Почти весь месяц занимался любимым делом - общался с простыми россиянами, не только в Москве, но и в регионах. Как социолог, посредством фокус-групп. Собирается случайным образом десять человек, сидим, среди них я с диктофоном, рассуждаем просто «за жисть». Самый лучший формат, народу тоже нравится.
Интересовался я, естественно, мнением людей о происходящем, реакции самые разные, целый спектр эмоций. В большинстве - люди кризис чувствуют, особенно на цены жалуются... Хотя и бодрятся, говорят, что «жить можно». Некоторые даже вообще спорят, мол, нет, это не кризис, а так, «определенные кризисные явления». Правда, подумав, обычно говорили, что дальше будет хуже, нынче, мол, только цветочки. Всё описывать не буду, скажу главное и жуткое.
Среди эмоций (а я за ними тщательно слежу, «фокусы» это ведь не столько про информацию, сколько про чувства, какие события больше будоражат) - так вот, эмоции люди высказывали самые разные: там и отчаяние, и апатия, и депрессия, и злость, и патриотический подъем, и самодовольство, и бахвальство… кто-то все еще «верит в победу», кто-то уже сомневается, большинство не в состоянии сформулировать, в чем же «победа» должна заключаться… Но одной эмоции - а я провел более десятка фокус-групп как в Москве, так и в отдалении - не было практически вовсе, ни у кого.

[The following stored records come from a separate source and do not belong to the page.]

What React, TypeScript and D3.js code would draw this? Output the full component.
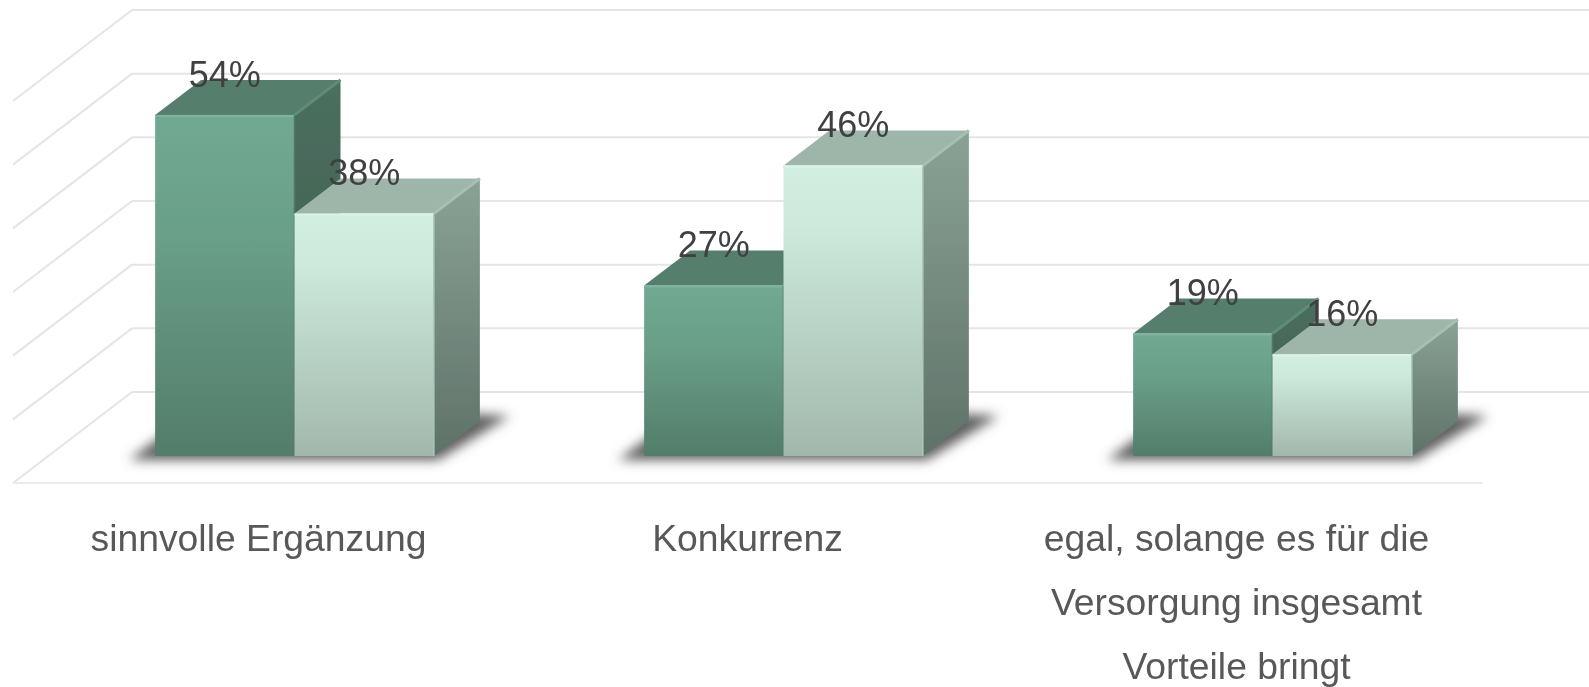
import React from "react";
import * as d3 from "d3";

const categories = ["sinnvolle Ergänzung", "Konkurrenz", "egal, solange es für die Versorgung insgesamt Vorteile bringt"];
const categoryLines = [["sinnvolle Ergänzung"], ["Konkurrenz"], ["egal, solange es für die", "Versorgung insgesamt", "Vorteile bringt"]];
const seriesA = [54, 27, 19.4];
const seriesB = [38.4, 46, 16.1];
const gridTicks = [0, 10, 20, 30, 40, 50, 60];

const W = 1589, H = 687;
const DX = 46, DY = -35;
const x = d3.scaleBand<string>().domain(categories).range([50, 1517]).paddingInner(0.43).paddingOuter(0.215);
const yFront = d3.scaleLinear().domain([0, 60]).range([456, 77]);
const yBack = d3.scaleLinear().domain([0, 60]).range([392, 10]);
const line = d3.line<[number, number]>();
const poly = (p: [number, number][]) => line(p) + "Z";

function Bar({ x0, w, v, kind }: { x0: number; w: number; v: number; kind: "a" | "b" }) {
  const top = yFront(v), base = yFront(0);
  const x1 = x0 + w;
  const edge = kind === "a" ? "#7FB39D" : "#DAF3E8";
  const topEdge = kind === "a" ? "#5F8C78" : "#A6BFB3";
  return (
    <g>
      <path d={poly([[x0, top], [x1, top], [x1 + DX, top + DY], [x0 + DX, top + DY]])} fill={kind === "a" ? "#577E6C" : "#9EB5A9"} />
      <path d={poly([[x1, top], [x1 + DX, top + DY], [x1 + DX, base + DY], [x1, base]])} fill={`url(#side-${kind})`} />
      <line x1={x1} y1={top} x2={x1 + DX} y2={top + DY} stroke={topEdge} strokeWidth={3} />
      <rect x={x0} y={top} width={w} height={base - top} fill={`url(#front-${kind})`} />
      <line x1={x0} y1={top + 1} x2={x1} y2={top + 1} stroke={edge} strokeWidth={2} />
      <line x1={x1} y1={top} x2={x1} y2={base} stroke={kind === "a" ? "#4F7A68" : "#A9C6B9"} strokeWidth={1.5} />
    </g>
  );
}

export default function App() {
  const bw = x.bandwidth() / 2;
  return (
    <svg width={W} height={H} viewBox={`0 0 ${W} ${H}`} style={{ position: "absolute", left: 0, top: 0, background: "#fff" }} fontFamily="'Liberation Sans', Arial, sans-serif">
      <defs>
        <linearGradient id="front-a" x1="0" y1="0" x2="0" y2="1">
          <stop offset="0" stopColor="#70A993" />
          <stop offset="0.35" stopColor="#6A9F89" />
          <stop offset="1" stopColor="#527D6A" />
        </linearGradient>
        <linearGradient id="front-b" x1="0" y1="0" x2="0" y2="1">
          <stop offset="0" stopColor="#D1EEE1" />
          <stop offset="0.2" stopColor="#CDEADD" />
          <stop offset="1" stopColor="#A2B7AC" />
        </linearGradient>
        <linearGradient id="side-a" x1="0" y1="0" x2="0" y2="1">
          <stop offset="0" stopColor="#4B6F5E" />
          <stop offset="1" stopColor="#3D5A4D" />
        </linearGradient>
        <linearGradient id="side-b" x1="0" y1="0" x2="0" y2="1">
          <stop offset="0" stopColor="#8AA295" />
          <stop offset="1" stopColor="#5F7268" />
        </linearGradient>
        <filter id="shadow" x="-20%" y="-80%" width="140%" height="260%">
          <feGaussianBlur stdDeviation="6" />
        </filter>
        <filter id="soft" x="0" y="0" width="100%" height="100%" filterUnits="userSpaceOnUse" primitiveUnits="userSpaceOnUse">
          <feGaussianBlur stdDeviation="0.5" />
        </filter>
      </defs>

      <g filter="url(#soft)">
        <rect x={0} y={0} width={W} height={H} fill="#fff" />
        {gridTicks.map((t) => (
          <g key={t} stroke="#E5E5E5" strokeWidth={2} fill="none">
            <line x1={132} x2={W} y1={yBack(t)} y2={yBack(t)} />
            <line x1={13} x2={132} y1={yBack(t) + 91} y2={yBack(t)} />
          </g>
        ))}
        <line x1={13} x2={1482} y1={yBack(0) + 91} y2={yBack(0) + 91} stroke="#EBEBEB" strokeWidth={2} />

        {categories.map((c) => {
          const x0 = x(c)!;
          const base = yFront(0);
          return (
            <path
              key={c}
              d={poly([[x0 - 26, base + 4], [x0 + 2 * bw + 4, base + 4], [x0 + 2 * bw + 76, base - 40], [x0 + 2 * bw + 40, base - 42], [x0 + 20, base - 30]])}
              fill="#5E5E5E"
              filter="url(#shadow)"
            />
          );
        })}

        {categories.map((c, i) => {
          const x0 = x(c)!;
          return (
            <g key={c}>
              <Bar x0={x0} w={bw} v={seriesA[i]} kind="a" />
              <Bar x0={x0 + bw} w={bw} v={seriesB[i]} kind="b" />
            </g>
          );
        })}

        {categories.map((c, i) => {
          const x0 = x(c)!;
          return (
            <g key={c} fontSize={36} fill="#404040" textAnchor="middle">
              <text x={x0 + bw / 2} y={yFront(seriesA[i]) - 28}>{Math.round(seriesA[i])}%</text>
              <text x={x0 + bw * 1.5} y={yFront(seriesB[i]) - 28}>{Math.round(seriesB[i])}%</text>
            </g>
          );
        })}

        {categories.map((c, i) => (
          <text key={c} fontSize={37.3} fill="#595959" textAnchor="middle">
            {categoryLines[i].map((l, j) => (
              <tspan key={j} x={x(c)! + bw - 36} y={551 + j * 64}>{l}</tspan>
            ))}
          </text>
        ))}
      </g>
    </svg>
  );
}
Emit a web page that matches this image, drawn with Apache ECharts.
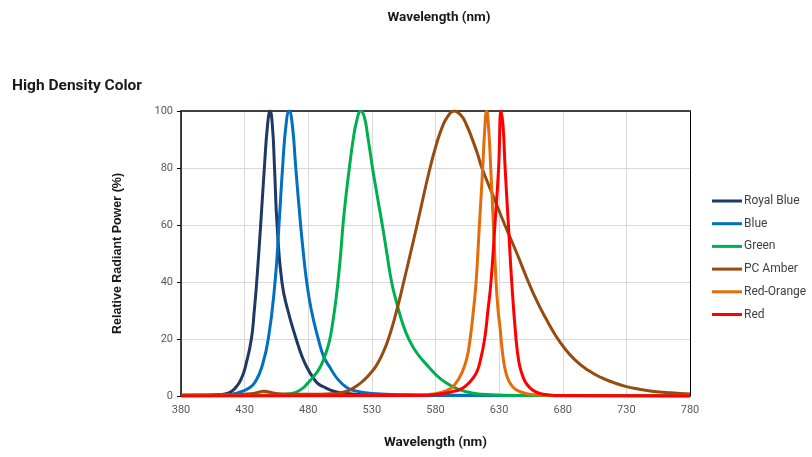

Речь о стыде. Или «нас предали», или «мы еще победим», или даже «не надо было вообще начинать» - но стыда не было. И это, по-моему, очень дурной симптом, показывающий, что общество пока даже не начало выздоравливать. И вполне может так случиться, что они даже и проиграют, и упадут в грязь лицом - но все равно так ничего и не поймут.
Печально. Я это не к тому, чтобы покичиться собственной «моральной правотой» - я на нее не претендую, безусловно, я такая же сволочь, как и все мои дорогие соотечественники. Претензия у меня чисто прагматическая: если все еще не стыдно - значит, пока что мы далеки от единственной дающей шанс на возрождение эмоции - от ужаса в отношении самих себя. Пока все так и будут себя оправдывать (пусть даже собственной слабостью, «а что я могу?») - воз с места не сдвинется.
То что в России никому никого никогда не жалко - это понятно, это мы всегда и без Шнура знали. Но полное отсутствие стыда, а вместо него - опять эта невероятная по своей пошлости жалость к себе, к нам несчастненьким, «которых все обижают» - это все-таки открытие. Слушаешь, как упоенно люди жалеют «русский народ» - и только охреневаешь. Облажались ведь по полной, предали всех, руки по локоть в крови, ничего не могут, ничего не умеют - но нет, стыда ни капли.
Ничто не берет. Действительно, в этом, по всей видимости, и заключается главная трагедия русского народа.